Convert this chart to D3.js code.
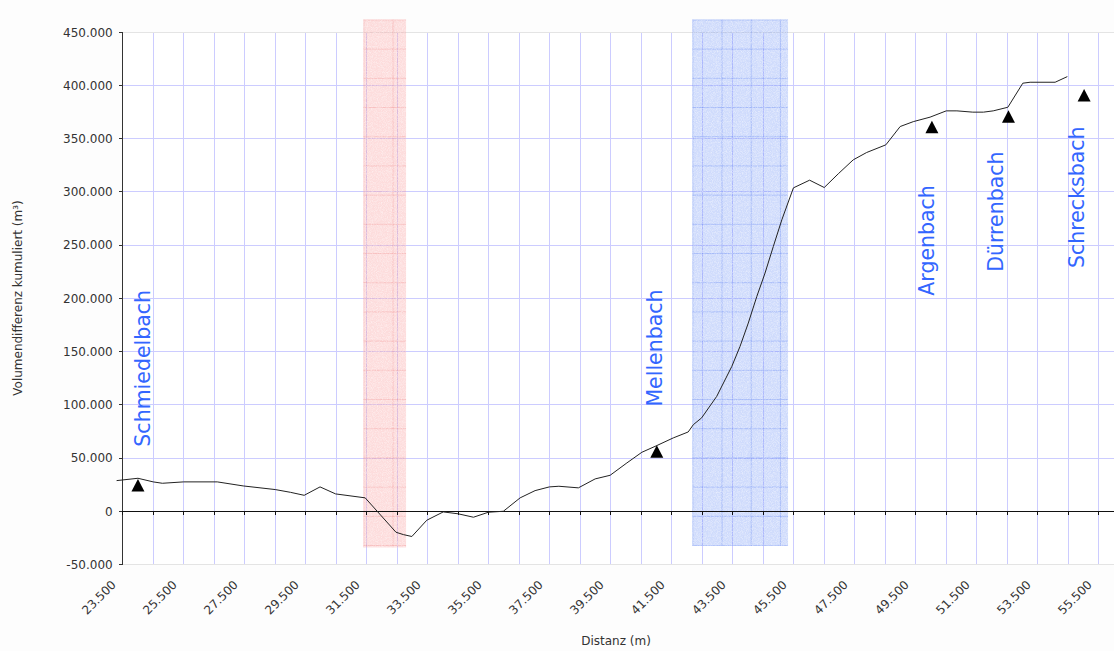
<!DOCTYPE html>
<html>
<head>
<meta charset="utf-8">
<script src="https://cdn.jsdelivr.net/npm/d3@7"></script>
<style>
  html, body { margin: 0; padding: 0; background: #ffffff; }
  svg { display: block; }
  text { font-family: "DejaVu Sans", Verdana, sans-serif; }
</style>
</head>
<body>
<svg id="chart" width="1114" height="651"></svg>
<script>
// ---- data ----
const distance = [23300, 24000, 24500, 24800, 25500, 26600, 27450, 28500, 29000, 29450, 29970, 30480, 31450,
  32460, 32700, 32980, 33470, 34010, 34500, 35000, 35490, 35980, 36530, 37020, 37490, 37800, 38440, 38990,
  39480, 40030, 40520, 41010, 41550, 42040, 42210, 42480, 42975, 43470, 43740, 44010, 44290, 44560, 44830,
  45110, 45490, 46020, 46500, 46960, 47450, 47890, 48520, 48990, 49420, 49970, 50500, 50850, 51370, 51720,
  52040, 52520, 53010, 53250, 54070, 54470];
const volume = [28800, 31000, 27600, 26300, 27600, 27600, 23800, 20400, 17800, 15000, 22900, 16300, 12600,
  -19700, -21900, -23700, -8400, -600, -2400, -5600, -900, 0, 12600, 19400, 22900, 23500, 22000, 30400,
  33800, 45400, 55400, 61700, 68900, 74500, 81400, 87700, 107900, 136100, 154900, 176800, 201800, 223800, 248700,
  273800, 303800, 311000, 304100, 317000, 330100, 337000, 344200, 361400, 366000, 370200, 376100, 376100, 374900, 374900,
  376100, 379500, 402100, 403000, 403000, 408300];

const streamNames = ["Schmiedelbach", "Mellenbach", "Argenbach", "Dürrenbach", "Schrecksbach"];
const streamDist = [24000, 41010, 50030, 52540, 55020];
const streamVol = [24100, 56000, 360700, 370500, 390600];
const labelDist = [24395, 41180, 50090, 52370, 55010];
const labelVol = [60700, 98300, 202500, 225000, 228500];

const bandStart = [31390, 42175];
const bandEnd = [32790, 45313];
const bandHigh = [462000, 462000];
const bandLow = [-34000, -32500];
const bandColors = ["pink", "blue"];

const yTicks = [-50000, 0, 50000, 100000, 150000, 200000, 250000, 300000, 350000, 400000, 450000];
const xTicksMinor = d3.range(23500, 56000, 1000);
const xTickLabels = d3.range(23500, 56000, 2000);

const xTitle = "Distanz (m)";
const yTitle = "Volumendifferenz kumuliert (m³)";

// ---- setup ----
const svg = d3.select("#chart");
const W = 1114, H = 651;
const pLeft = 122.7, pRight = 1114, pTop = 32.2, pBottom = 564.5;

const x = d3.scaleLinear().domain([23500, 56000]).range([pLeft, pRight]);
const y = d3.scaleLinear().domain([-50000, 450000]).range([pBottom, pTop]);

const de = d3.formatLocale({ decimal: ",", thousands: ".", grouping: [3], currency: ["", " €"], minus: "-" });
const fmt = de.format(",d");

svg.append("rect").attr("width", W).attr("height", H).attr("fill", "#fdfdfd");
svg.append("rect").attr("x", pLeft).attr("y", pTop).attr("width", pRight - pLeft).attr("height", pBottom - pTop).attr("fill", "#ffffff");

// gridlines
const grid = svg.append("g");
grid.selectAll("line.v").data(xTicksMinor.slice(1)).join("line")
  .attr("x1", d => x(d)).attr("x2", d => x(d)).attr("y1", pTop).attr("y2", pBottom)
  .attr("stroke", "#ccccff").attr("stroke-width", 1).attr("shape-rendering", "crispEdges");
grid.selectAll("line.h").data(yTicks.filter(t => t > -50000 && t < 450000)).join("line")
  .attr("x1", pLeft).attr("x2", pRight).attr("y1", d => y(d)).attr("y2", d => y(d))
  .attr("stroke", "#ccccff").attr("stroke-width", 1).attr("shape-rendering", "crispEdges");
[450000, -50000].forEach(v => {
  grid.append("line").attr("x1", pLeft).attr("x2", pRight).attr("y1", y(v)).attr("y2", y(v))
    .attr("stroke", "#e4e4e4").attr("stroke-width", 1).attr("shape-rendering", "crispEdges");
});

// band patterns
const defs = svg.append("defs");
const bandStyle = {
  pink: { base: "rgba(250,150,150,0.33)", line: "rgba(240,130,130,0.3)" },
  blue: { base: "rgba(95,135,245,0.30)", line: "rgba(70,110,240,0.3)" }
};
const noise = defs.append("filter").attr("id", "speckle").attr("x", 0).attr("y", 0).attr("width", 1).attr("height", 1);
noise.append("feTurbulence").attr("type", "fractalNoise").attr("baseFrequency", 1.2).attr("numOctaves", 1).attr("seed", 3).attr("result", "n");
noise.append("feColorMatrix").attr("in", "n").attr("type", "matrix")
  .attr("values", "0 0 0 0 1  0 0 0 0 1  0 0 0 0 1  0 0 0 -2.2 1.35").attr("result", "w");
noise.append("feComposite").attr("in", "w").attr("in2", "SourceGraphic").attr("operator", "in");

bandStart.forEach((s, i) => {
  const st = bandStyle[bandColors[i]];
  const bx = x(s), by = y(bandHigh[i]);
  const p = defs.append("pattern").attr("id", "pat" + i).attr("patternUnits", "userSpaceOnUse")
    .attr("x", bx).attr("y", by).attr("width", 29.2).attr("height", 29.2);
  p.append("rect").attr("width", 29.2).attr("height", 29.2).attr("fill", st.base);
  p.append("line").attr("x1", 0).attr("x2", 29.2).attr("y1", 0.5).attr("y2", 0.5).attr("stroke", st.line);
  p.append("line").attr("x1", 0.5).attr("x2", 0.5).attr("y1", 0).attr("y2", 29.2).attr("stroke", st.line);
});
const bands = svg.append("g");
bandStart.forEach((s, i) => {
  const rx = x(s), ry = y(bandHigh[i]), rw = x(bandEnd[i]) - x(s), rh = y(bandLow[i]) - y(bandHigh[i]);
  bands.append("rect").attr("x", rx).attr("y", ry).attr("width", rw).attr("height", rh)
    .attr("fill", "url(#pat" + i + ")");
  bands.append("rect").attr("x", rx).attr("y", ry).attr("width", rw).attr("height", rh)
    .attr("fill", "#ffffff").attr("filter", "url(#speckle)").attr("opacity", 0.5);
});

// axes
const axes = svg.append("g");
axes.append("line").attr("x1", x(23500)).attr("x2", x(23500)).attr("y1", pTop).attr("y2", pBottom)
  .attr("stroke", "#333").attr("stroke-width", 1).attr("shape-rendering", "crispEdges");
axes.selectAll("line.yt").data(yTicks).join("line")
  .attr("x1", x(23500) - 4).attr("x2", x(23500)).attr("y1", d => y(d)).attr("y2", d => y(d))
  .attr("stroke", "#333").attr("shape-rendering", "crispEdges");
axes.selectAll("text.yl").data(yTicks).join("text")
  .attr("x", x(23500) - 10).attr("y", d => y(d)).attr("dy", "0.36em")
  .attr("text-anchor", "end").attr("font-size", 12).attr("fill", "#333")
  .text(d => fmt(d));
axes.append("line").attr("x1", pLeft).attr("x2", pRight).attr("y1", y(0)).attr("y2", y(0))
  .attr("stroke", "#111").attr("stroke-width", 1).attr("shape-rendering", "crispEdges");
axes.selectAll("line.xt").data(xTicksMinor).join("line")
  .attr("x1", d => x(d)).attr("x2", d => x(d)).attr("y1", y(0)).attr("y2", y(0) + 4)
  .attr("stroke", "#111").attr("shape-rendering", "crispEdges");
axes.selectAll("text.xl").data(xTickLabels).join("text")
  .attr("transform", d => `translate(${x(d) - 6},${pBottom + 21}) rotate(-45)`)
  .attr("text-anchor", "end").attr("font-size", 12).attr("fill", "#333")
  .text(d => fmt(d));

// titles
svg.append("text").attr("transform", `translate(22,298) rotate(-90)`)
  .attr("text-anchor", "middle").attr("font-size", 12).attr("fill", "#333").text(yTitle);
svg.append("text").attr("x", 616).attr("y", 645)
  .attr("text-anchor", "middle").attr("font-size", 12).attr("fill", "#333").text(xTitle);

// line
const pts = distance.map((d, i) => [d, volume[i]]);
svg.append("path").datum(pts)
  .attr("d", d3.line().x(d => x(d[0])).y(d => y(d[1])))
  .attr("fill", "none").attr("stroke", "#222").attr("stroke-width", 1);

// markers
const tri = (cx, cy) => `M${cx},${cy - 6.5}L${cx + 6.5},${cy + 6}L${cx - 6.5},${cy + 6}Z`;
svg.selectAll("path.m").data(streamNames).join("path")
  .attr("d", (n, i) => tri(x(streamDist[i]), y(streamVol[i])))
  .attr("fill", "#000");

// stream labels
svg.selectAll("text.s").data(streamNames).join("text")
  .attr("transform", (n, i) => `translate(${x(labelDist[i])},${y(labelVol[i])}) rotate(-90)`)
  .attr("font-size", 20.5).attr("fill", "#3366ff")
  .text(n => n);
</script>
</body>
</html>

----------

*WHAT IS BEING ASKED:* Give again, word for word, every line from the top of the data through the line with "376100, 379500, 402100, 403000, 403000, 408300];", both ends included, and exclude the pictures.

*IN RESPONSE:*
Convert this chart to D3.js code.
<!DOCTYPE html>
<html>
<head>
<meta charset="utf-8">
<script src="https://cdn.jsdelivr.net/npm/d3@7"></script>
<style>
  html, body { margin: 0; padding: 0; background: #ffffff; }
  svg { display: block; }
  text { font-family: "DejaVu Sans", Verdana, sans-serif; }
</style>
</head>
<body>
<svg id="chart" width="1114" height="651"></svg>
<script>
// ---- data ----
const distance = [23300, 24000, 24500, 24800, 25500, 26600, 27450, 28500, 29000, 29450, 29970, 30480, 31450,
  32460, 32700, 32980, 33470, 34010, 34500, 35000, 35490, 35980, 36530, 37020, 37490, 37800, 38440, 38990,
  39480, 40030, 40520, 41010, 41550, 42040, 42210, 42480, 42975, 43470, 43740, 44010, 44290, 44560, 44830,
  45110, 45490, 46020, 46500, 46960, 47450, 47890, 48520, 48990, 49420, 49970, 50500, 50850, 51370, 51720,
  52040, 52520, 53010, 53250, 54070, 54470];
const volume = [28800, 31000, 27600, 26300, 27600, 27600, 23800, 20400, 17800, 15000, 22900, 16300, 12600,
  -19700, -21900, -23700, -8400, -600, -2400, -5600, -900, 0, 12600, 19400, 22900, 23500, 22000, 30400,
  33800, 45400, 55400, 61700, 68900, 74500, 81400, 87700, 107900, 136100, 154900, 176800, 201800, 223800, 248700,
  273800, 303800, 311000, 304100, 317000, 330100, 337000, 344200, 361400, 366000, 370200, 376100, 376100, 374900, 374900,
  376100, 379500, 402100, 403000, 403000, 408300];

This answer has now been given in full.